New townhomes should be freshman dorms
The Lincoln Townhomes are the newest edition to University Housing.
It’s important to continue creating housing to allow more students to live on campus, but these townhomes target the wrong demographic.
Instead of housing freshman and sophomores, the townhomes are reserved for juniors and seniors.
According to Jeff Hale, the executive director of University Housing at Boise State, market studies have shown there was a need for housing for upperclassmen on campus.
“We were hearing anecdotally, as well as formally, that students wanted to remain on campus and there was an inadequate supply of housing,” Hale said. “Market studies, in the context of our own student population as well as those being conducted off campus suggested that there was a demand for high-quality housing on the university campus.”
With three or four bedrooms between two floors equipped with double beds and private bathrooms, these townhomes are too elegant for what they should be building.
The quality of housing in Taylor Hall, Keiser Hall, University Suites and University Square are about as high-quality as college students would ever need.
Dorm halls such as Chaffee Hall and Barnes Towers are completely adequate; packing eager 17-, 18- and 19-year-olds into rooms 11-feet by 14-feet like sardines.

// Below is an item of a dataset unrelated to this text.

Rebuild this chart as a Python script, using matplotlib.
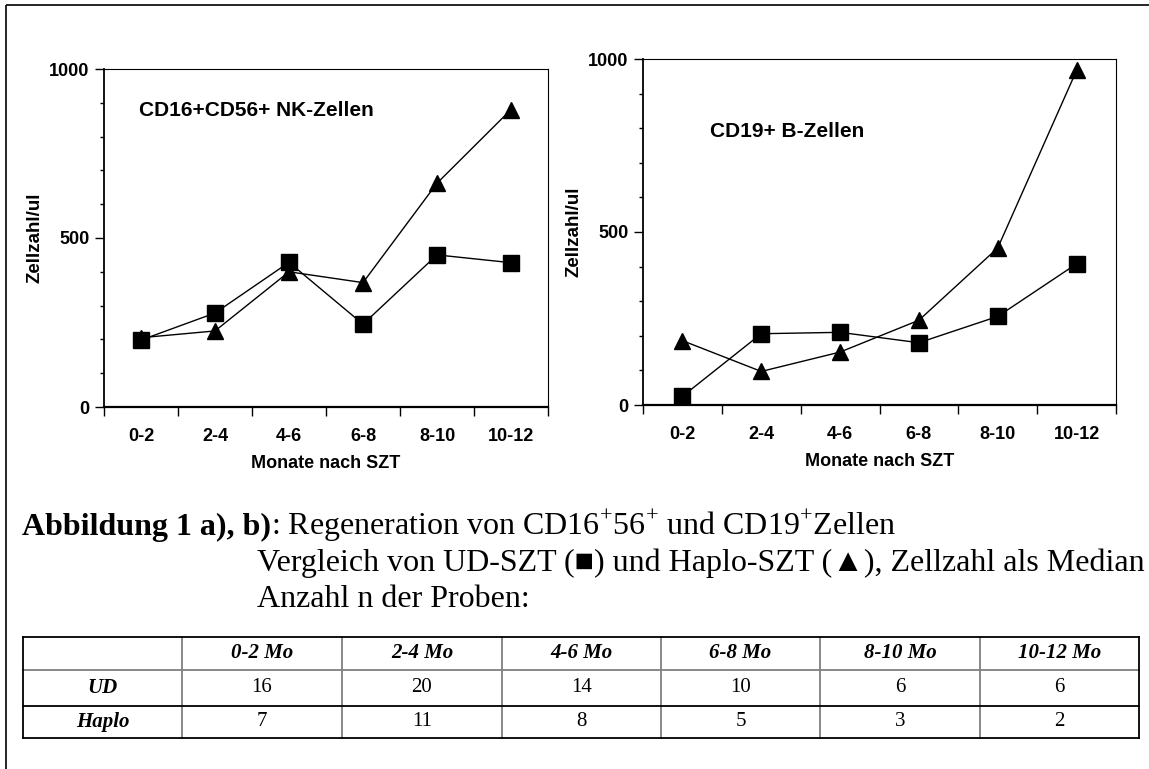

They usually share a room with at least one roommate in a building three to seven stories tall, which is frigid in the winter and sweltering near summertime.
That’s college living.
When Boise State houses roughly 2,300 students on campus and had 2,243 incoming freshman in 2011, more rooms need to be made available for freshman, not upperclassmen.

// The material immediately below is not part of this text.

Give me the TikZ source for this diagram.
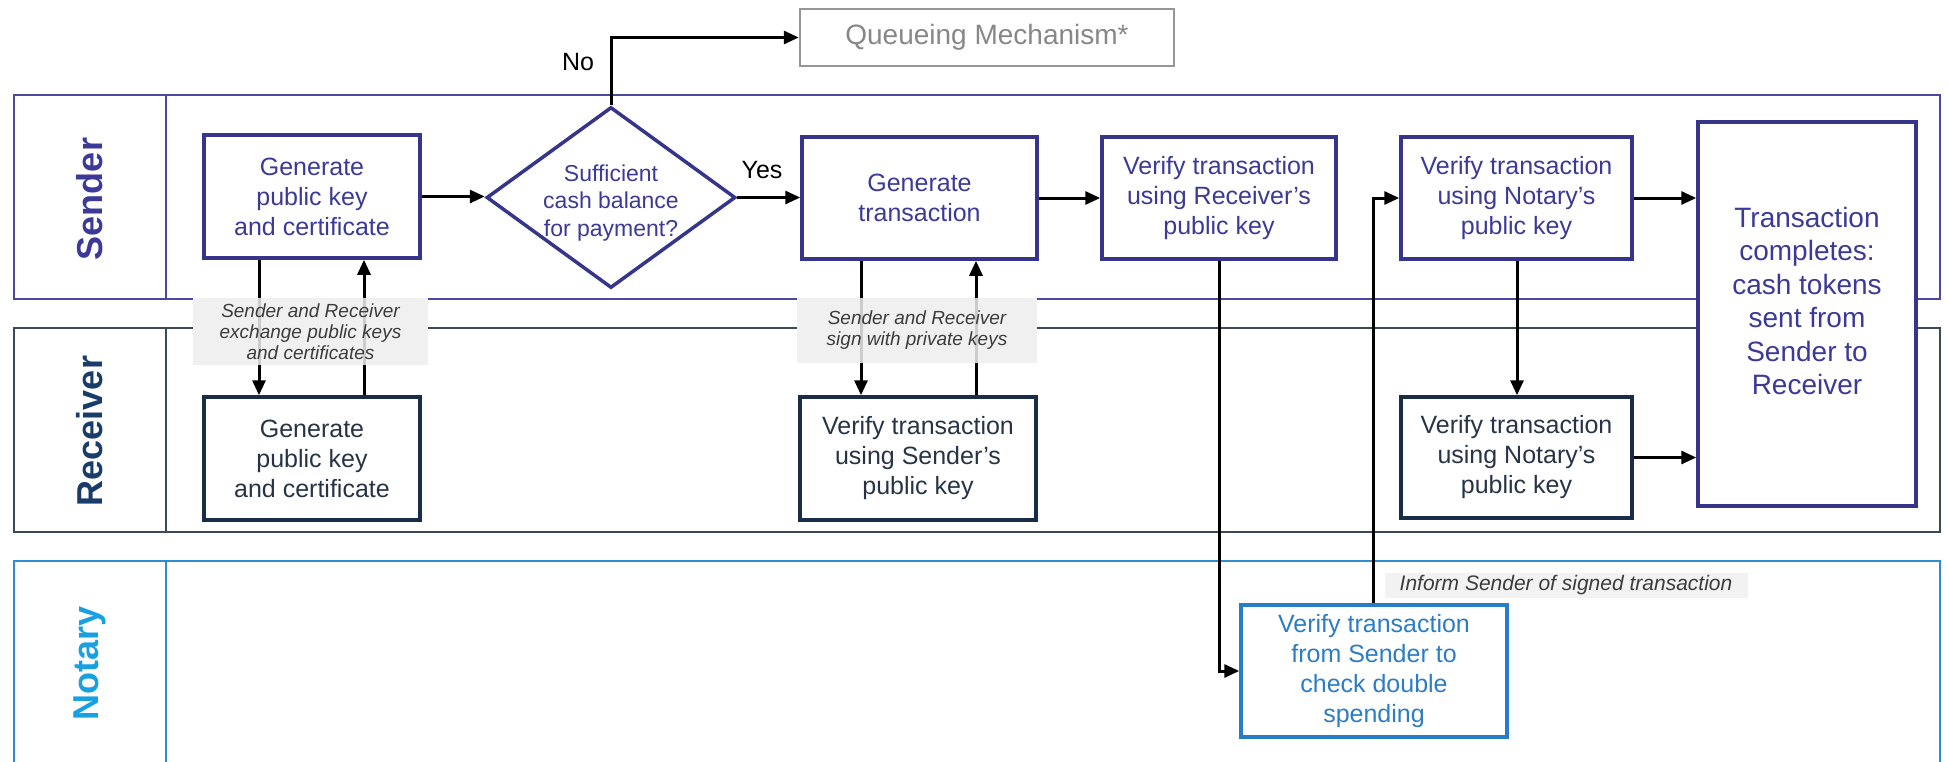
\documentclass[tikz,border=0pt]{standalone}
\usepackage{fontspec}
\setmainfont{Liberation Sans}
\usetikzlibrary{shapes.geometric,arrows.meta}
\definecolor{sendB}{RGB}{55,52,140}
\definecolor{sendT}{RGB}{60,58,150}
\definecolor{sendLane}{RGB}{75,72,160}
\definecolor{recvB}{RGB}{25,45,72}
\definecolor{recvT}{RGB}{40,52,70}
\definecolor{recvL}{RGB}{25,60,105}
\definecolor{recvLane}{RGB}{60,74,88}
\definecolor{notB}{RGB}{40,125,200}
\definecolor{notT}{RGB}{45,125,195}
\definecolor{notL}{RGB}{25,160,225}
\definecolor{notLane}{RGB}{45,140,210}
\definecolor{qgray}{RGB}{150,150,150}
\definecolor{qtext}{RGB}{135,135,135}
\definecolor{notebg}{RGB}{240,240,240}
\definecolor{notetext}{RGB}{60,60,60}
\begin{document}
\begin{tikzpicture}[x=1pt,y=-1pt,
  box/.style={draw, line width=3.5pt, fill=white, align=center, inner sep=0pt,
    font=\fontsize{25}{30}\selectfont},
  sbox/.style={box, draw=sendB, text=sendT},
  rbox/.style={box, draw=recvB, text=recvT},
  nbox/.style={box, draw=notB, text=notT},
  lanelabel/.style={rotate=90, font=\bfseries\fontsize{36}{40}\selectfont},
  arr/.style={line width=3pt, black, -{Triangle[length=15pt,width=13pt]}},
  notebox/.style={fill=notebg, fill opacity=0.85, text opacity=1, text=notetext,
    align=center, inner sep=0pt, font=\itshape\fontsize{19}{21}\selectfont},
  decision/.style={font=\fontsize{25}{30}\selectfont, black}
]
\useasboundingbox (0,0) rectangle (1948,761);

% lanes
\draw[sendLane, line width=2.2pt] (14,95) rectangle (1940,299);
\draw[sendLane, line width=2.2pt] (166,95) -- (166,299);
\draw[recvLane, line width=2.2pt] (14,328) rectangle (1940,532);
\draw[recvLane, line width=2.2pt] (166,328) -- (166,532);
\draw[notLane, line width=2.2pt] (14,561) rectangle (1940,790);
\draw[notLane, line width=2.2pt] (166,561) -- (166,790);

\node[lanelabel, text=sendT] (lS) at (90,199) {Sender};
\node[lanelabel, text=recvL] (lR) at (90,431) {Receiver};
\node[lanelabel, text=notL] (lN) at (90,663) {Notary};

% opaque backing of the grey notes (hides the lane lines)
\fill[notebg] (193,298) rectangle (428,365);
\fill[notebg] (797,298) rectangle (1037,363);

% boxes
\node[sbox, minimum width=216pt, minimum height=123pt] (s1) at (312,196.5)
  {Generate\\public key\\and certificate};
\node[draw=sendB, line width=3.5pt, fill=white, diamond, inner sep=0pt,
  minimum width=249pt, minimum height=181pt] (dia) at (611,197.5) {};
\node[align=center, text=sendT, font=\fontsize{23}{27.5}\selectfont] (diat)
  at (611,203) {Sufficient\\cash balance\\for payment?};
\node[draw=qgray, line width=2.5pt, text=qtext, minimum width=374pt,
  minimum height=57pt, inner sep=0pt, font=\fontsize{28}{32}\selectfont]
  (q) at (987,37.5) {Queueing Mechanism*};
\node[sbox, minimum width=235pt, minimum height=122pt] (s2) at (919.5,198)
  {Generate\\transaction};
\node[sbox, minimum width=234pt, minimum height=122pt] (s3) at (1219,198)
  {Verify transaction\\using Receiver’s\\public key};
\node[sbox, minimum width=231pt, minimum height=122pt] (s4) at (1516.5,198)
  {Verify transaction\\using Notary’s\\public key};
\node[sbox, minimum width=218pt, minimum height=384pt] (tc) at (1807,314) {};
\node[align=center, text=sendT, font=\fontsize{28}{33.4}\selectfont] (tct)
  at (1807,301) {Transaction\\completes:\\cash tokens\\sent from\\Sender to\\Receiver};

\node[rbox, minimum width=216pt, minimum height=123pt] (r1) at (312,458.5)
  {Generate\\public key\\and certificate};
\node[rbox, minimum width=236pt, minimum height=123pt] (r2) at (918,458.5)
  {Verify transaction\\using Sender’s\\public key};
\node[rbox, minimum width=231pt, minimum height=121pt] (r3) at (1516.5,457.5)
  {Verify transaction\\using Notary’s\\public key};

\node[nbox, minimum width=266pt, minimum height=132pt] (n1) at (1374,671)
  {Verify transaction\\from Sender to\\check double\\spending};

% columns
\coordinate (c1) at (259,0);
\coordinate (c2) at (364,0);
\coordinate (c3) at (861,0);
\coordinate (c4) at (976,0);
\coordinate (c5) at (1219,0);
\coordinate (c6) at (1373,0);
\coordinate (c7) at (1517,0);

% connectors
\draw[arr] (s1.east) -- (s1.east -| dia.west);
\draw[arr] (dia.east) -- (dia.east -| s2.west);
\draw[arr] (dia.north) |- (q.west);
\draw[arr] (s2.east) -- (s3.west);
\draw[arr] (s1.south -| c1) -- (r1.north -| c1);
\draw[arr] (r1.north -| c2) -- (s1.south -| c2);
\draw[arr] (s2.south -| c3) -- (r2.north -| c3);
\draw[arr] (r2.north -| c4) -- (s2.south -| c4);
\draw[arr] (s3.south -| c5) |- (n1.west);
\draw[arr] (n1.north -| c6) |- (s4.west);
\draw[arr] (s4.south -| c7) -- (r3.north -| c7);
\draw[arr] (s4.east) -- (s4.east -| tc.west);
\draw[arr] (r3.east) -- (r3.east -| tc.west);

% labels
\node[decision] (no) at (578,62) {No};
\node[decision] (yes) at (762,170) {Yes};

\node[notebox, minimum width=235pt, minimum height=67pt] (nt1) at (310.5,331.5)
  {Sender and Receiver\\exchange public keys\\and certificates};
\node[notebox, minimum width=240pt, minimum height=65pt] (nt2) at (917,330.5)
  {Sender and Receiver\\sign with private keys};
\node[notebox, minimum width=363pt, minimum height=25pt,
  font=\itshape\fontsize{21}{23}\selectfont] (nt3) at (1566,585)
  {Inform Sender of signed transaction};
\end{tikzpicture}
\end{document}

After students’ first year, they start thinking about moving off campus into a house or an apartment.
“They could use some more on-campus housing probably for incoming freshman, because the older you get, you want to move away and be on your own,” said Briana Berreman, a sophomore business administration and human resources major who currently lives in the townhomes.
Incoming freshman, first-year students and returning second-years need more housing to choose from.
Students who live on campus are generally more successful and more social. It only makes sense for freshman to start off with this opportunity.
“(Boise State is) getting more people to come, which is really nice because it’s turning it into more of a college rather than a commuter campus,” Berreman said. “I think freshman year, you should be in the dorms because you meet so many people and get the whole experience.”
The freshman experience is supposed to be on campus. It’s where everything happens. Living on campus, right in the middle of all the action, is where freshman should be.
Once junior and senior year rolls around, students grow out of their tiny dorm rooms and need to move toward their own
independence.
It’s hard to become more independent with limited lease options. The townhomes will offer a nine-month lease and a 12-month lease, each with their own vices.
The nine-month lease doesn’t allow students to stay over holiday breaks and the 12-month lease requires students to take classes in the summer.
Either way, students are bound in some way, limiting their independence.
Freshman should not have to figure out living off campus because there isn’t enough space. Boise State needs to build more freshman dorms with 500-plus beds rather than high quality townhomes that have a mere 360 beds.